Security of data management will become ever more crucial. Cyber security is at the forefront of every discussion between technology providers and wealth institutions.
“I cannot even imagine how much we spend on penetration testing and hiring third parties to break into our systems,” said one banker. “That is the new normal without a doubt.”
There is one view that taking data back into the banks is a sensible consideration due to the potential risks of outsourcing, both from a management perspective and from a compliance and legal viewpoint.
On the other hand, there are many who consider that a professionally managed cloud solution might be slightly more secure than an in-house hosting model. “Professional outsourced solutions providers are in the business of managing security,” remarked one panellist.
“They train their people and there are severe penalties, contractual penalties, if security is breached. So, I think, ironically, outsourcing at the cloud is perhaps already better than the internal model.”
Today’s younger generations are digital natives
The rising wealth of the younger generations in Asia, as well as their rising numbers, are other drivers for technological change in the wealth industry.
“The wealth management and advisory community needs to understand these new generations and access the communities in which the millennials are operating and deliver them the right technological interface relevant to their communities, remarked one expert.

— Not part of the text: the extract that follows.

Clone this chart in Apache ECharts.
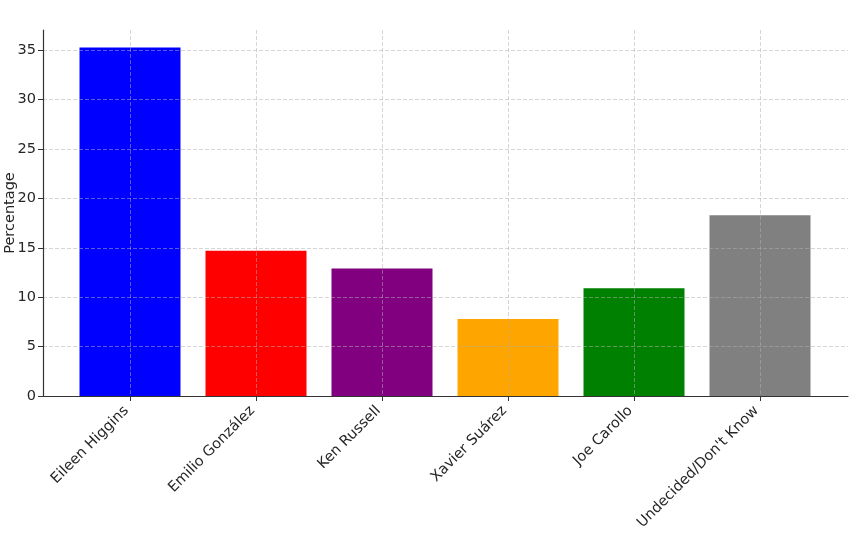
<!DOCTYPE html>
<html>
<head>
<meta charset="utf-8">
<script src="https://cdn.jsdelivr.net/npm/echarts@6/dist/echarts.min.js"></script>
<style>html,body{margin:0;padding:0;background:#fff;}#c{width:860px;height:540px;}</style>
</head>
<body>
<div id="c"></div>
<script>
const categories = ['Eileen Higgins', 'Emilio González', 'Ken Russell', 'Xavier Suárez', 'Joe Carollo', 'Undecided/Don\'t Know'];
const values = [35.3, 14.7, 12.9, 7.8, 10.9, 18.3];
const colors = ['#0000ff', '#ff0000', '#800080', '#ffa500', '#008000', '#808080'];
const yTicks = [0, 5, 10, 15, 20, 25, 30, 35];
const yAxisName = 'Percentage';

const yMax = 37.06;
const font = 'DejaVu Sans';
const gridColor = 'rgba(176,176,176,0.65)';
const axisColor = '#333';
const fs = 14.5;

const chart = echarts.init(document.getElementById('c'), null, {renderer: 'canvas'});
chart.setOption({
  animation: false,
  backgroundColor: '#fff',
  textStyle: {fontFamily: font},
  grid: [
    {left: 43, right: 12, top: 30, bottom: 144, outerBoundsMode: 'none', containLabel: false},   // spines
    {left: 130, right: 100, top: 30, bottom: 144, outerBoundsMode: 'none', containLabel: false}, // bars
    {left: 43, right: 12, top: 50.3, bottom: 144, outerBoundsMode: 'none', containLabel: false}  // y ticks + horizontal grid
  ],
  xAxis: [
    {gridIndex: 0, type: 'value', min: 0, max: 1, z: 10, axisLine: {show: true, onZero: false, lineStyle: {color: axisColor, width: 1.2}},
     axisTick: {show: false}, axisLabel: {show: false}, splitLine: {show: false}},
    {gridIndex: 1, type: 'category', data: categories, boundaryGap: false, z: 5,
     axisLine: {show: false},
     axisTick: {show: true, length: 5, inside: false, lineStyle: {color: axisColor, width: 1}},
     axisLabel: {rotate: 45, fontSize: fs, color: '#262626', fontFamily: font, margin: 9, padding: [0, 5, 0, 0], interval: 0},
     splitLine: {show: true, lineStyle: {color: gridColor, type: [4, 2], width: 0.8}}},
    {gridIndex: 2, type: 'value', min: 0, max: 1, show: false}
  ],
  yAxis: [
    {gridIndex: 0, type: 'value', min: 0, max: yMax, z: 10, axisLine: {show: true, onZero: false, lineStyle: {color: axisColor, width: 1.2}},
     axisTick: {show: false}, axisLabel: {show: false}, splitLine: {show: false},
     name: yAxisName, nameLocation: 'middle', nameGap: 25, nameRotate: 90,
     nameTextStyle: {fontSize: fs, color: '#262626', fontFamily: font}},
    {gridIndex: 1, type: 'value', min: 0, max: yMax, show: false},
    {gridIndex: 2, type: 'value', min: 0, max: yTicks[yTicks.length - 1], interval: 5, z: 5,
     axisLine: {show: false},
     axisTick: {show: true, length: 5, lineStyle: {color: axisColor, width: 1}},
     axisLabel: {fontSize: fs, color: '#262626', fontFamily: font, margin: 7},
     splitLine: {show: true, lineStyle: {color: gridColor, type: [4, 2], width: 0.8}}}
  ],
  series: [{
    type: 'bar',
    xAxisIndex: 1,
    yAxisIndex: 1,
    clip: false,
    barWidth: 101,
    data: values.map((v, i) => ({value: v, itemStyle: {color: colors[i]}}))
  }]
});
</script>
</body>
</html>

The second big opportunity related to rising populations and wealth is intergenerational transfer from the older generations. Banks need to become more adept at holding on to assets when transfers take place between generations. This is partly an advisory function, but it will be enabled by digitisation and data.
The younger and older generations will both benefit from the upgrade of technological expertise and functionality at wealth advisers. With the rapid rise of the younger generations and frontier markets in Asia, technological evolution and revolution will not be a luxury for wealth firms to contemplate, it will be a necessity.